Source material:
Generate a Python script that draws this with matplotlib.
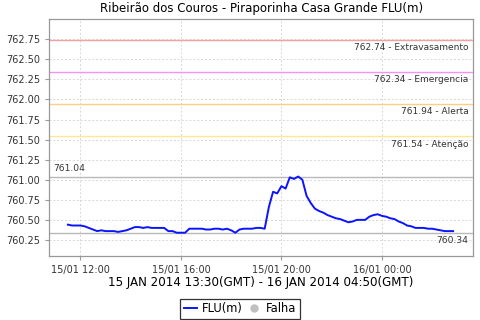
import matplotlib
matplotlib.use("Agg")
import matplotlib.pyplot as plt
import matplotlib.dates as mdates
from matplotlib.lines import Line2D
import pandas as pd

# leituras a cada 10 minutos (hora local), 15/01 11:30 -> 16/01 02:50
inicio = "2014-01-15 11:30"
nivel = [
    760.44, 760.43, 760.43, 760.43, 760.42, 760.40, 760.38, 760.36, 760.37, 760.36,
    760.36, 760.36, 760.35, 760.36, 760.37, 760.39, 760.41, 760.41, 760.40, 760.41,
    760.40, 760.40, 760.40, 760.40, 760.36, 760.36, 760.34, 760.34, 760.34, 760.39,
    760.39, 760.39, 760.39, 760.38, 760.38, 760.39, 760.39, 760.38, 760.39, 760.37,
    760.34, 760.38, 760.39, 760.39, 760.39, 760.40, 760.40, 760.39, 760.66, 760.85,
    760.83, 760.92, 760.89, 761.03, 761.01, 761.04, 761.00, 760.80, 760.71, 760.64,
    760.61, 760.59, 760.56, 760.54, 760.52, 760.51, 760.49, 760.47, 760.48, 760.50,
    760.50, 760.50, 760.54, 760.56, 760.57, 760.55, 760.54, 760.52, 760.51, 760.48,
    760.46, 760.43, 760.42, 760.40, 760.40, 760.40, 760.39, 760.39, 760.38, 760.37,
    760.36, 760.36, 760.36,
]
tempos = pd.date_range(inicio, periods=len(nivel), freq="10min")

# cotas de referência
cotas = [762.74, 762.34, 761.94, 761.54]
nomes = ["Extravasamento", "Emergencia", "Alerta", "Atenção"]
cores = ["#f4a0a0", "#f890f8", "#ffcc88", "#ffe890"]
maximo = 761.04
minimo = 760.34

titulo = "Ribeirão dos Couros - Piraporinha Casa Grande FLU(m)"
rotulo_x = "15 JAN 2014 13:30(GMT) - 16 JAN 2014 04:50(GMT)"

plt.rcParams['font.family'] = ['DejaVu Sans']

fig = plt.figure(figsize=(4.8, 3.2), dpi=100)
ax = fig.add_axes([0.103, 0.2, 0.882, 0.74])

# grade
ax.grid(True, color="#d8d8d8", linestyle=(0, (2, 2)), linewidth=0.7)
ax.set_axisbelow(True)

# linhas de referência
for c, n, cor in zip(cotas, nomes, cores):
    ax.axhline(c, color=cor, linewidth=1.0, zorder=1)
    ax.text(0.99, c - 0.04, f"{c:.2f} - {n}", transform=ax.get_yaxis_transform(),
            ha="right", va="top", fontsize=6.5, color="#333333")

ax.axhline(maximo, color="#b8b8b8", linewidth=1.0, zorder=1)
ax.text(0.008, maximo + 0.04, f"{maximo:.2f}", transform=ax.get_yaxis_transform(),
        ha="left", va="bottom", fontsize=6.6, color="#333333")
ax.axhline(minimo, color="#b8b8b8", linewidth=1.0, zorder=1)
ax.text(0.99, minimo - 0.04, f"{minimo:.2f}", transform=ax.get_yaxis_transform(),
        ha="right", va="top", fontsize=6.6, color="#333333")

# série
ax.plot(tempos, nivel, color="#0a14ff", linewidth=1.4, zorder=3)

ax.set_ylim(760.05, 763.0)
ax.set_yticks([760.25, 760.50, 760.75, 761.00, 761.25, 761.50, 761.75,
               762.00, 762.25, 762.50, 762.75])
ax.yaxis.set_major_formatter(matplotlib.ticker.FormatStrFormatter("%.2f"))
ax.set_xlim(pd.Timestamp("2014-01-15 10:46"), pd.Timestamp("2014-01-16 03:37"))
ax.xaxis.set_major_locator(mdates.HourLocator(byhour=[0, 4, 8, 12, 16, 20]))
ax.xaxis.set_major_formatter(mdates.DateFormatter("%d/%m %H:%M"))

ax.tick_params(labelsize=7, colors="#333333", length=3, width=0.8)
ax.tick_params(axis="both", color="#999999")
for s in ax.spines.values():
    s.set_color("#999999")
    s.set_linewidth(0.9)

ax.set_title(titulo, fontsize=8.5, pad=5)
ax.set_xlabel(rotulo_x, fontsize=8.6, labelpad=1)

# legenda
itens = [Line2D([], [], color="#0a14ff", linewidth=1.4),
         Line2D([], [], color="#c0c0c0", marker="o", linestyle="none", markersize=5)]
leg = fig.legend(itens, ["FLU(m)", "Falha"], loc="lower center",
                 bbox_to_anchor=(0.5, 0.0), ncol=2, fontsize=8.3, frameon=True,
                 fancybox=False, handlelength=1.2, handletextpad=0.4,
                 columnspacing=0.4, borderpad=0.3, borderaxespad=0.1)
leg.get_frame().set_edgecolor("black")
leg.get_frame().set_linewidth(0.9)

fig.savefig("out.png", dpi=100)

Instructions for the task: Your task is to return the lines above, from the first one up to and including the line containing "import pandas as pd", minus any pictures.

Task solution:
Generate a Python script that draws this with matplotlib.
import matplotlib
matplotlib.use("Agg")
import matplotlib.pyplot as plt
import matplotlib.dates as mdates
from matplotlib.lines import Line2D
import pandas as pd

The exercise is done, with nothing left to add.